En 1990, les Rurutu se séparent des 85 articles du APOAPO RURUTU pour adopter les lois françaises : Pouvez vous nous donner des exemples de ces articles ?
« Les ‘apoapo’ ce sont des articles de lois, mais aussi des histoires qu’on attrape au vol… mais je ne m’en souviens plus… »me dit Taaria, puis elle ferme les yeux. Elle doit se reposer.

Sa mémoire faillit parfois, mais jamais ne faiblit son bon cœur.
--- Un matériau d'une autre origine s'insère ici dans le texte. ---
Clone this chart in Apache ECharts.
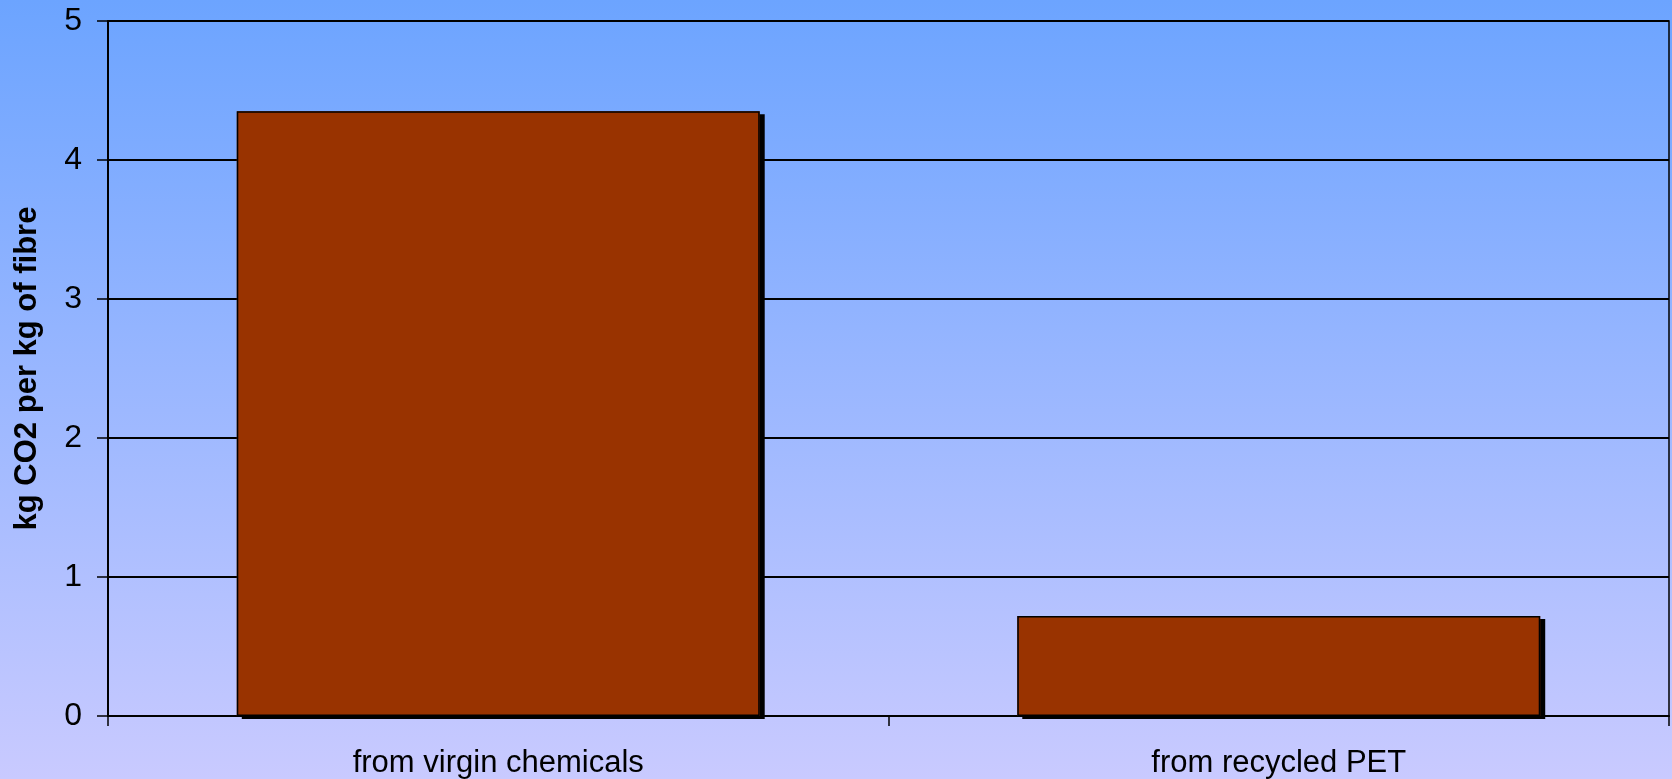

Il arrive que Taaria, alias « Mama Pare », accueille chez elle ceux qui demandent un toit. Elle me raconte qu’un jour, un jeune mahu s’installe dans sa maison, « Il m’a dit ‘Je n’ai nulle part où aller, je peux vivre chez toi ?’… ça ne m’a pas dérangé » confie-t-elle, « il faisait le ménage tous les jours et il préparait mon ma’a. Bon c’est vrai que le soir, il faisait des choses en dehors de chez moi, mais il était gentil… J’aime aussi peindre, sur des cartons, sur tout, ou tresser des chapeaux. Parfois des touristes popa’a passent par chez moi, et ils emportent avec eux mes tableaux, un de mes chapeaux a disparu comme ça. Les gens se servent parfois sans demander… mais enfin, voilà… »

En août 1999, le 1er salon du livre insulaire de Ouessant créé un prix spécial pour un petit livre qui regorge d’histoires inconnues au monde, celui de Taaria Walker : « Rurutu, Mémoires d’avenir d’une île australe » est un livre précieux du patrimoine polynésien, écrit par une femme Rurutu, porteuse de savoir, qui aura 85 ans en octobre 2015.

Taaria Walker, l’enfant de Tuarii Uura et de Rumepa Mateau, née en octobre 1930 sur l’île de Rurutu, a parcouru un long chemin et elle le poursuit, fidèle à elle-même, portant sur elle, les couleurs de sa vie, elle nous montre humilité, gentillesse et elle nous incite au respect des cultes, quels qu’ils soient et d’où qu’ils viennent.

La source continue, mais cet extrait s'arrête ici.